Using Her Smarts to Show Science Is Fun and All Around Us

In her TED talk she spoke of how physics gains insight from interconnectivity, using the phenomenon of Emergent Behavior, defined by Debbie as "when a system composed of independent parts forms more complex behaviors as a collective, and exhibits properties which the individual components themselves do not have." In academic-speak, this is a difficult concept to get your head around, but Debbie has a way of explaining science so the average Joe can understand it.

In dissecting emergent behavior, she used the analogies of traffic and popularity, concepts we can all relate to. She demonstrated how physics tends to "go the other way," devising ways to probe deeper into each element, in hopes that by understanding the behavior of the smallest component, we can understand the big picture. But Debbie cautions with a smile, "Perhaps when one looks too close, much of what is there disappears."

Debbie agrees that to get more young people interested in science, we need more entertaining scientists such as those we see on the Discovery and NatGeo channels. I believe the world is better served because Debbie Berebichez chose to focus on math and science. She graciously shares her knowledge about scientific principles and helped me with a section of my book. I wanted to apply her thoughts on Emergent Behavior to personal development, but Debbie pointed out that the science wouldn't support my premise. Instead, she told me about yet another area of her intellectual prowess, Optimization, which she uses in her quant work. She enlightened me to a scientific application that is yet to be explored in personal development. Maybe together we can rule the world. Okay, maybe not.

Debbie is obliging to anyone looking to advance science or adventurous ideas. She maintains an exhaustive schedule that begins with her complex work in analytics and doesn't end until she's tinkered with new ideas for upcoming videos, spoken to a youth group or business organization, written for her website, and answered dozens of e-mails and other inquiries, all while remaining friendly and enthusiastic.

I consider myself to be a productive person, but talking with Debbie can make you feel lazy. She seems to have a new idea with every passing moment, and she is effusive in her quest to expand our scientific perceptions. She says she wakes up each morning and puts on her physicist glasses, seeing even mundane daily routines through the lens of science in hopes of discovering new ways to show how scientific principles apply in everyday life, such as her video explaining "The Physics of High Heels." She said, "Even doing something as simple as brushing my teeth or washing dishes; I wonder what principles are at work here that I can teach people."
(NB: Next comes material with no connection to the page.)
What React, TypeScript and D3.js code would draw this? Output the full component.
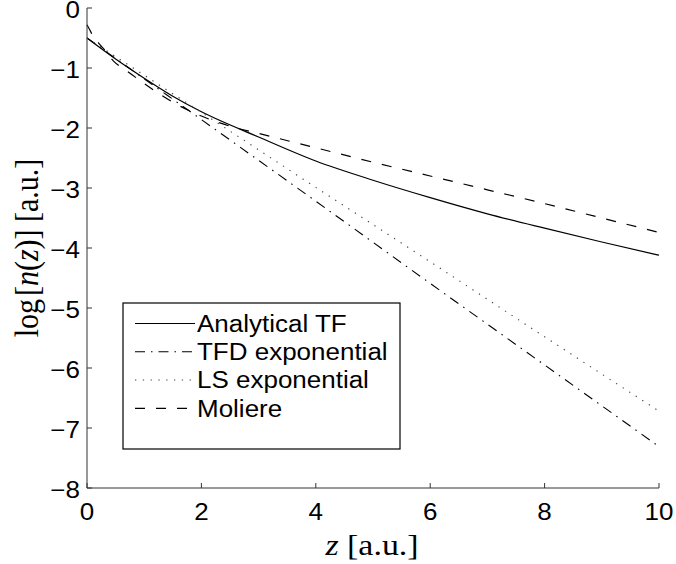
import React from "react";
import * as d3 from "d3";

const zTF = [0, 0.5, 1, 1.5, 2, 3, 4, 5, 6, 7, 8, 9, 10];
const analyticalTF = [-0.5, -0.85, -1.17, -1.47, -1.73, -2.15, -2.55, -2.87, -3.16, -3.43, -3.67, -3.9, -4.12];

const zExp = [0, 2, 4, 6, 8, 10];
const tfdExponential = [-0.5, -1.86, -3.22, -4.59, -5.95, -7.31];
const lsExponential = [-0.5, -1.74, -2.99, -4.23, -5.48, -6.72];

const zMol = [0, 0.04, 0.1, 0.2, 0.3, 0.46, 0.7, 1, 1.5, 2, 2.5, 3, 4, 5, 6, 7, 8, 9, 10];
const moliere = [-0.28, -0.35, -0.46, -0.58, -0.69, -0.88, -1.05, -1.26, -1.57, -1.8, -1.97, -2.09, -2.33, -2.57, -2.8, -3.03, -3.26, -3.5, -3.74];

const xTicks = [0, 2, 4, 6, 8, 10];
const yTicks = [0, -1, -2, -3, -4, -5, -6, -7, -8];

const legendLabels = ["Analytical TF", "TFD exponential", "LS exponential", "Moliere"];

const styles = [
  { dash: "none", color: "#000", w: 1.2 },
  { dash: "10,6,1.5,6", color: "#000", w: 1.1 },
  { dash: "1.3,6.5", color: "#444", w: 1.1 },
  { dash: "10,11", color: "#000", w: 1.2 },
];

export default function App() {
  const W = 676, H = 564;
  const SX = 1.13;
  const x = d3.scaleLinear().domain([0, 10]).range([87, 659]);
  const y = d3.scaleLinear().domain([0, -8]).range([8, 488]);

  const mk = (xs: number[], ys: number[]) =>
    d3.line<number>().x((_, i) => x(xs[i])).y((d) => y(d)).curve(d3.curveMonotoneX)(ys) || "";

  const paths = [
    mk(zTF, analyticalTF),
    mk(zExp, tfdExponential),
    mk(zExp, lsExponential),
    mk(zMol, moliere),
  ];

  const font = "'Liberation Sans', Arial, Helvetica, sans-serif";
  const serif = "'Liberation Serif', 'Times New Roman', serif";
  const axisColor = "#333";

  const legX0 = 123, legX1 = 400, legY0 = 303, legY1 = 449;
  const rowY = [323.5, 351.8, 380, 408.3];

  return (
    <svg width={W} height={H} style={{ position: "absolute", left: 0, top: 0, background: "#fff" }}>
      <rect x={0} y={0} width={W} height={H} fill="#fff" />
      {paths.map((p, i) => (
        <path key={i} d={p} fill="none" stroke={styles[i].color} strokeWidth={styles[i].w}
          strokeDasharray={styles[i].dash === "none" ? undefined : styles[i].dash} />
      ))}
      {/* axes */}
      <line x1={x(0)} x2={x(0)} y1={y(0)} y2={y(-8)} stroke={axisColor} strokeWidth={1} />
      <line x1={x(0)} x2={x(10)} y1={y(-8)} y2={y(-8)} stroke={axisColor} strokeWidth={1} />
      {yTicks.map((t) => (
        <g key={"y" + t}>
          <line x1={x(0)} x2={x(0) + 5} y1={y(t)} y2={y(t)} stroke={axisColor} strokeWidth={1} />
          <text transform={`translate(80,${y(t) + 1.5}) scale(${SX},1)`} dy="0.36em" textAnchor="end"
            fontFamily={font} fontSize={23} fill="#000">
            {t === 0 ? "0" : "\u2212" + Math.abs(t)}
          </text>
        </g>
      ))}
      {xTicks.map((t) => (
        <g key={"x" + t}>
          <line x1={x(t)} x2={x(t)} y1={y(-8)} y2={y(-8) - 5} stroke={axisColor} strokeWidth={1} />
          <text transform={`translate(${x(t)},520) scale(${SX},1)`} textAnchor="middle"
            fontFamily={font} fontSize={23} fill="#000">
            {t}
          </text>
        </g>
      ))}
      {/* axis labels */}
      <text transform={`translate(372,555) scale(${SX},1)`} textAnchor="middle" fontFamily={serif} fontSize={30} fill="#000">
        <tspan fontStyle="italic">z</tspan>
        <tspan> [a.u.]</tspan>
      </text>
      <text transform={`translate(38,248) scale(${SX},1) rotate(-90)`} textAnchor="middle" fontFamily={serif} fontSize={30} fill="#000">
        <tspan>log</tspan>
        <tspan dx="3">[</tspan>
        <tspan fontStyle="italic">n</tspan>
        <tspan>(</tspan>
        <tspan fontStyle="italic">z</tspan>
        <tspan>)]</tspan>
        <tspan> [a.u.]</tspan>
      </text>
      {/* legend */}
      <rect x={legX0} y={legY0} width={legX1 - legX0} height={legY1 - legY0} fill="#fff" stroke="#000" strokeWidth={1.2} />
      {legendLabels.map((lab, i) => (
        <g key={lab}>
          <line x1={135} x2={195} y1={rowY[i]} y2={rowY[i]} stroke={styles[i].color} strokeWidth={styles[i].w}
            strokeDasharray={styles[i].dash === "none" ? undefined : styles[i].dash} />
          <text transform={`translate(197,${rowY[i]}) scale(${SX},1)`} dy="0.36em" fontFamily={font} fontSize={23} fill="#000">
            {lab}
          </text>
        </g>
      ))}
    </svg>
  );
}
I asked her what it was like to work and conduct research in male-dominated fields. She said, "I work with highly educated people, many with Ph.D.'s. My colleagues in finance and science are supportive and respectful." She has always enjoyed the process of her research and continues to work closely with her adviser, physics Nobel Laureate Robert Laughlin, on promoting the public understanding of science.

Dr. Berebichez's Mission

What is her mission? "To reach out to young people, particularly women, who may have an interest in science; to motivate them before they get older, involved with family and work demands, and slowly lose their curiosity." This is what's spectacular about Dr. Berebichez; her intense desire to shape our world through science, and the ease with which she shares her heart.

Like other women I've interviewed, such as human-rights attorney Karen Tse and architect Ana Manzo, she doesn't concern herself with limiting beliefs. Whether the physicist glasses are on or off; she doesn't see obstacles, only goals. This is a recurring theme I am regretfully discovering with each spectacular woman I speak to. I don't regret that it exists; what I regret is that I am surprised by it. I went into this eager to see what special devices these women employ to overcome hurdles so that I could share them in my personal development circles, but they don't see them at all. Ana Manzo says if you think about them; they become significant, so don't waste the energy. Ahhh, that's the secret after all.